I recently audited some lectures by friend and China expert Prof. Susan Shirk. She bans computers in her lectures. But one student sitting near me had his machine out and was “busy” with the usual distractions. (Didn’t he know the Associate Dean was a few seats away?) I asked Susan about him after class. “He told me he can’t take notes without a computer.” Obviously  the computer  is not the big issue on his note taking. Actually, it probably IS the issue – but in a negative way.

Not one computer mirrors the overheads.

James Kwak has beaten the distraction of cell phones – by removing most apps, including browsers.

I know that its enormous powers of distraction also make me lose focus on work, tune out in meetings, stay up too late at night, and, worst of all, ignore people in the same room with me. We all know this. We’re addicted to the dopamine hit we get when we look at our email and there’s actually something good in there, so we keep checking our email hoping to feel it again.

via How I Achieved Peace by Crippling My Phone — Bull Market — Medium.

Clay Shirky, an Internet sociologist, has a good discussion of why he recently banned computers  in his classrooms. Excerpt:

I came late and reluctantly to this decision — I have been teaching classes about the internet since 1998, and I’ve generally had a laissez-faire attitude towards technology use in the classroom. This was partly because the subject of my classes made technology use feel organic, …. And finally, there’s not wanting to infantilize my students, who are adults, even if young ones — time management is their job, not mine.

Despite these rationales, the practical effects of my decision to allow technology use in class grew worse over time. The level of distraction in my classes seemed to grow, even though it was the same professor and largely the same set of topics, …

Over the years, I’ve noticed that when I do have a specific reason to ask everyone to set aside their devices (‘Lids down’, in the parlance of my department), it’s as if someone has let fresh air into the room.

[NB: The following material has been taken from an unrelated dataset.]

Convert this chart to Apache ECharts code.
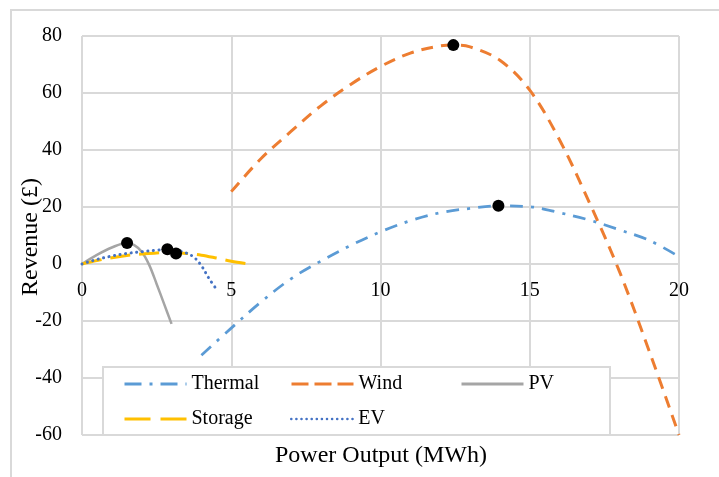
<!DOCTYPE html>
<html>
<head>
<meta charset="utf-8">
<style>
  html, body { margin: 0; padding: 0; background: #ffffff; }
  #chart { width: 719px; height: 477px; }
</style>
<script src="https://cdn.jsdelivr.net/npm/echarts@6/dist/echarts.min.js"></script>
</head>
<body>
<div id="chart"></div>
<script>
// ---- data ----
const xTicks = [0, 5, 10, 15, 20];
const yTicks = [-60, -40, -20, 0, 20, 40, 60, 80];

const thermalX = [4, 5, 6, 7, 8, 9, 10, 11, 12, 13, 14, 15, 16, 17, 18, 19, 20];
const thermalY = [-32, -22.5, -13.3, -5.2, 1, 6.5, 11.3, 15.2, 18.0, 19.5, 20.4, 20.1, 18.0, 15.4, 12.0, 8.3, 2.6];

const windX = [5, 6, 7, 8, 9, 10, 11, 12, 12.5, 13, 14, 15, 16, 17, 18, 19, 20];
const windY = [25.4, 37, 46.5, 55.5, 63, 69.3, 74, 76.5, 76.8, 76.2, 71.5, 61, 43.5, 21.5, -2.5, -30.5, -60];

const pvX = [0, 0.5, 1, 1.5, 1.75, 2, 2.25, 2.5, 2.75, 3];
const pvY = [0, 3.2, 5.8, 7.4, 6.6, 4.3, -0.3, -7, -14, -21];

const storageX = [0, 0.5, 1, 1.5, 2, 2.5, 3, 3.5, 4, 4.5, 5, 5.6];
const storageY = [0, 1.2, 2.2, 3.0, 3.5, 3.9, 4.0, 3.7, 3.1, 2.1, 1.0, 0];

const evX = [0, 0.5, 1, 1.5, 2, 2.5, 2.85, 3.25, 3.5, 3.75, 4, 4.25, 4.46];
const evY = [0, 1.6, 2.8, 3.7, 4.3, 4.85, 5.2, 4.6, 3.8, 2.4, -0.6, -5, -8.2];

const optimumX = [1.51, 2.86, 3.15, 12.44, 13.95];
const optimumY = [7.4, 5.2, 3.7, 76.8, 20.4];

const seriesNames = ['Thermal', 'Wind', 'PV', 'Storage', 'EV'];
const xTitle = 'Power Output (MWh)';
const yTitle = 'Revenue (£)';

// ---- chart ----
const pairs = (xs, ys) => xs.map((x, i) => [x, ys[i]]);
const FONT = '"Liberation Serif", "Times New Roman", serif';
const GRID = '#d9d9d9';

const chart = echarts.init(document.getElementById('chart'), null, { renderer: 'canvas' });

function lineSeries(name, xs, ys, color, width, type, cap) {
  return {
    name: name,
    type: 'line',
    data: pairs(xs, ys),
    smooth: 0.35,
    symbol: 'none',
    z: 5,
    lineStyle: { color: color, width: width, type: type, cap: cap || 'butt' },
    itemStyle: { color: color }
  };
}

function legendItem(name, left, top, width, type, cap) {
  return {
    data: [name],
    left: left,
    top: top,
    padding: 0,
    itemWidth: 62,
    itemHeight: 14,
    itemGap: 0,
    z: 20,
    itemStyle: { color: 'rgba(0,0,0,0)', opacity: 0, borderWidth: 0 },
    lineStyle: { width: width, type: type, cap: cap || 'butt' },
    textStyle: { fontFamily: FONT, fontSize: 20, color: '#000' },
    selectedMode: false
  };
}

const option = {
  backgroundColor: '#ffffff',
  animation: false,
  grid: { left: 82, right: 40, top: 36, bottom: 42, containLabel: false },
  xAxis: {
    type: 'value',
    min: xTicks[0],
    max: xTicks[xTicks.length - 1],
    interval: 5,
    position: 'bottom',
    offset: -171,
    axisLine: { onZero: false, lineStyle: { color: GRID, width: 2 } },
    axisTick: { show: false },
    axisLabel: { fontFamily: FONT, fontSize: 20, color: '#000', margin: 17 },
    splitLine: { show: true, lineStyle: { color: GRID, width: 2 } }
  },
  yAxis: {
    type: 'value',
    min: yTicks[0],
    max: yTicks[yTicks.length - 1],
    interval: 20,
    axisLine: { show: false, onZero: false },
    axisTick: { show: false },
    axisLabel: { fontFamily: FONT, fontSize: 20, color: '#000', margin: 20 },
    splitLine: { show: true, lineStyle: { color: GRID, width: 2 } }
  },
  legend: [
    legendItem(seriesNames[0], 123, 374, 3, [17, 8, 3, 8]),
    legendItem(seriesNames[1], 290, 374, 3, [17, 6]),
    legendItem(seriesNames[2], 460, 374, 3, 'solid'),
    legendItem(seriesNames[3], 123, 409, 3, [26, 10]),
    legendItem(seriesNames[4], 290, 409, 2.5, [0.1, 5], 'round')
  ],
  graphic: [
    {
      type: 'rect', z: 0, silent: true,
      shape: { x: 11, y: 10, width: 720, height: 480 },
      style: { fill: 'none', stroke: GRID, lineWidth: 2 }
    },
    {
      type: 'rect', z: 10, silent: true,
      shape: { x: 103, y: 367, width: 507, height: 68 },
      style: { fill: '#ffffff', stroke: GRID, lineWidth: 2 }
    },
    {
      type: 'text', z: 10, silent: true,
      x: 381, y: 456,
      style: { text: xTitle, fontFamily: FONT, fontSize: 24, fill: '#000', align: 'center', verticalAlign: 'middle' }
    },
    {
      type: 'text', z: 10, silent: true,
      x: 31, y: 237, rotation: Math.PI / 2,
      style: { text: yTitle, fontFamily: FONT, fontSize: 24, fill: '#000', align: 'center', verticalAlign: 'middle' }
    }
  ],
  series: [
    lineSeries(seriesNames[0], thermalX, thermalY, '#5B9BD5', 2.75, [13, 8, 3, 8]),
    lineSeries(seriesNames[1], windX, windY, '#ED7D31', 3, [12, 8]),
    lineSeries(seriesNames[2], pvX, pvY, '#A5A5A5', 2.5, 'solid'),
    lineSeries(seriesNames[3], storageX, storageY, '#FFC000', 3, [20, 9]),
    lineSeries(seriesNames[4], evX, evY, '#4472C4', 3, [0.1, 5.5], 'round'),
    {
      name: 'Optimum',
      type: 'scatter',
      data: pairs(optimumX, optimumY),
      symbol: 'circle',
      symbolSize: 12,
      z: 8,
      itemStyle: { color: '#000000', opacity: 1 }
    }
  ]
};

chart.setOption(option);
</script>
</body>
</html>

The conversation brightens, and more recently, there is a sense of relief from many of the students. Multi-tasking is cognitively exhausting — when we do it by choice, being asked to stop can come as a welcome change.

So this year, I moved from recommending setting aside laptops and phones to requiring it, adding this to the class rules: “Stay focused. (No devices in class, unless the assignment requires it.)” …

We’ve known for some time that multi-tasking is bad for the quality of cognitive work, and is especially punishing of the kind of cognitive work we ask of college students.

Shirky makes an astute argument: Social networking and phone apps are designed to distract you; to override our conscious attention focusing mechanisms. “The form and content of a Facebook update may be almost irresistible, but when combined with a visual alert in your immediate peripheral vision, it is—really, actually, biologically—impossible to resist. Our visual and emotional systems are faster and more powerful than our intellect; we are given to automatic responses when either system receives stimulus, much less both.”

A legitimate counter-argument from students is that they can “get more done,” even if the quality of each part of the work is lower. Surely doing homework while watching a movie is “more productive” than just watching the movie?  Yes, but that is the wrong counterfactual.